Once the number of running service instances on a SOC reaches the capacity, the server will not create any new instances on that machine. If all SOC machines have reached capacity, then pool shrinking takes effect.

The server always runs two background processes (logging and directory manager mechanisms) that always count toward capacity. Usually these are allocated to the first two SOC machines listed in the Server.dat file, however circumstances may sometimes cause them to run on other SOC machines. When setting your capacity values, you should allow for the possibility of these background processes running on any SOC machine.

How the server adjusts to demand: Pool shrinking

What happens when a GIS server reaches capacity on all its container machines? ArcGIS Server 9.2 introduces the concept of pool shrinking, which removes service instances of less popular configurations and replaces them with instances of the more popular configurations.

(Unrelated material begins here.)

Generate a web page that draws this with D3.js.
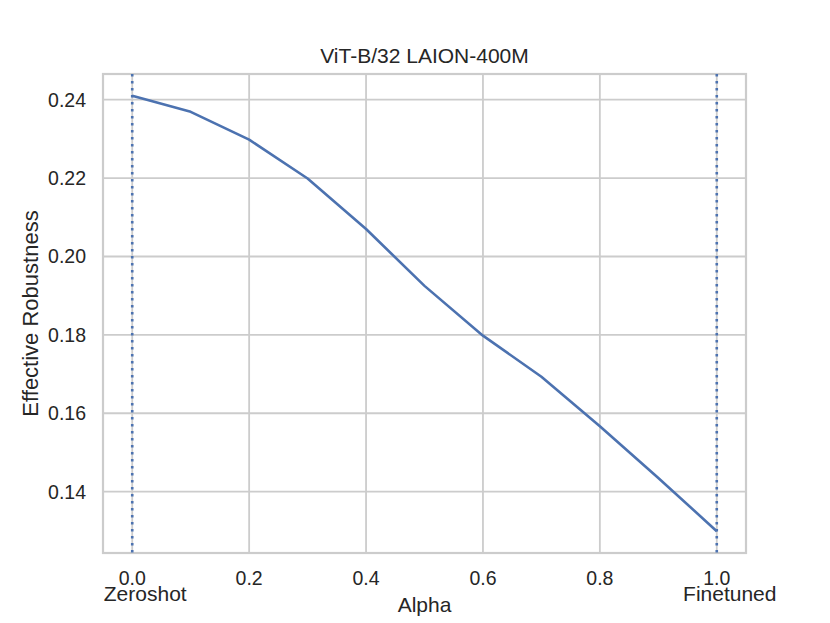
<!DOCTYPE html>
<html>
<head>
<meta charset="utf-8">
<script src="https://cdn.jsdelivr.net/npm/d3@7"></script>
<style>
  body { margin: 0; background: #fff; }
  text { font-family: "Liberation Sans", Arial, sans-serif; fill: #262626; }
</style>
</head>
<body>
<div id="chart"></div>
<script>
// values
var alphas = [0.0, 0.1, 0.2, 0.3, 0.4, 0.5, 0.6, 0.7, 0.8, 0.9, 1.0];
var robustness = [0.2410, 0.2369, 0.2298, 0.2199, 0.2070, 0.1925, 0.1798, 0.1693, 0.1567, 0.1435, 0.1299];
var xTicks = [0, 0.2, 0.4, 0.6, 0.8, 1.0];
var yTicks = [0.14, 0.16, 0.18, 0.20, 0.22, 0.24];
var endLabels = [{x: 0, name: "Zeroshot"}, {x: 1, name: "Finetuned"}];

var W = 830, H = 623;
var margin = {top: 74, right: 84, bottom: 70, left: 103},
    width = W - margin.left - margin.right,
    height = H - margin.top - margin.bottom;

var blue = "#4c72b0", grey = "#cccccc";

var svg = d3.select("#chart")
  .append("svg")
    .attr("width", W)
    .attr("height", H)
  .append("g")
    .attr("transform", "translate(" + margin.left + "," + margin.top + ")");

var x = d3.scaleLinear().domain([-0.05, 1.05]).range([0, width]);
var y = d3.scaleLinear().domain([0.12434, 0.24656]).range([height, 0]);

// grid
svg.append("g")
  .selectAll("line.vg")
  .data(xTicks)
  .enter().append("line")
    .attr("x1", function(d) { return x(d); })
    .attr("x2", function(d) { return x(d); })
    .attr("y1", 0).attr("y2", height)
    .attr("stroke", grey).attr("stroke-width", 1.8);

svg.append("g")
  .selectAll("line.hg")
  .data(yTicks)
  .enter().append("line")
    .attr("y1", function(d) { return y(d); })
    .attr("y2", function(d) { return y(d); })
    .attr("x1", 0).attr("x2", width)
    .attr("stroke", grey).attr("stroke-width", 1.8);

// spines
svg.append("rect")
  .attr("width", width).attr("height", height)
  .attr("fill", "none").attr("stroke", grey).attr("stroke-width", 2.2);

// vertical dotted markers
svg.selectAll("line.vm")
  .data(endLabels)
  .enter().append("line")
    .attr("x1", function(d) { return x(d.x); })
    .attr("x2", function(d) { return x(d.x); })
    .attr("y1", 0).attr("y2", height)
    .attr("stroke", blue).attr("stroke-width", 2.6)
    .attr("stroke-dasharray", "2.6,4.4");

// line
var line = d3.line()
  .x(function(d, i) { return x(alphas[i]); })
  .y(function(d) { return y(d); });

svg.append("path")
  .datum(robustness)
  .attr("d", line)
  .attr("fill", "none")
  .attr("stroke", blue)
  .attr("stroke-width", 2.6)
  .attr("stroke-linejoin", "round");

// y tick labels
svg.selectAll("text.yt")
  .data(yTicks)
  .enter().append("text")
    .attr("x", -17)
    .attr("y", function(d) { return y(d); })
    .attr("dy", "0.36em")
    .attr("text-anchor", "end")
    .style("font-size", "19.5px")
    .text(function(d) { return d3.format(".2f")(d); });

// x tick labels
svg.selectAll("text.xt")
  .data(xTicks)
  .enter().append("text")
    .attr("x", function(d) { return x(d); })
    .attr("y", height + 32)
    .attr("text-anchor", "middle")
    .style("font-size", "19.5px")
    .text(function(d) { return d3.format(".1f")(d); });

svg.selectAll("text.el")
  .data(endLabels)
  .enter().append("text")
    .attr("x", function(d) { return x(d.x) + 13; })
    .attr("y", height + 48)
    .attr("text-anchor", "middle")
    .style("font-size", "21px")
    .text(function(d) { return d.name; });

// axis labels
svg.append("text")
  .attr("x", width / 2)
  .attr("y", height + 59)
  .attr("text-anchor", "middle")
  .style("font-size", "21px")
  .text("Alpha");

svg.append("text")
  .attr("transform", "rotate(-90)")
  .attr("x", -height / 2)
  .attr("y", -65)
  .attr("text-anchor", "middle")
  .style("font-size", "22px")
  .text("Effective Robustness");

// title
svg.append("text")
  .attr("x", width / 2)
  .attr("y", -11)
  .attr("text-anchor", "middle")
  .style("font-size", "21px")
  .text("ViT-B/32 LAION-400M");
</script>
</body>
</html>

Pool shrinking takes effect when the number of running service instances has reached capacity on each SOC machine. When this has happened and the SOM receives a request for a service, the server creates the requested instance and destroys one instance of the least-recently-used service configuration. The following points explain in more detail the capabilities and limitations of pool shrinking:

Pool shrinking will not destroy an instance of a service that is in use by an application. If all SOCs have reached capacity and all running server object instances are in use, any new requests for instances must wait in a queue.
Pool shrinking respects the minimum number of instances that you set for your service configuration; it will never cause a configuration to go below its minimum number of running instances.
Pool shrinking works the same for both pooled and non-pooled services.
Pool shrinking takes effect after you set capacity values for each SOC machine in your GIS server.
Pool shrinking is less effective with low-isolation service configurations. Low-isolation services can share up to four instances within one SOC process. Since pool shrinking creates and destroys processes, it affects all four instances in the low-isolation process. If even one of these instances is in use, pool shrinking cannot take effect.
Pool shrinking is a helpful mechanism when all service instances are in use; however, a server system that is experiencing this heavy of a processing load could probably benefit from additional hardware if resources are available. Careful coding practices and tuning of service properties may also reduce loads on the server.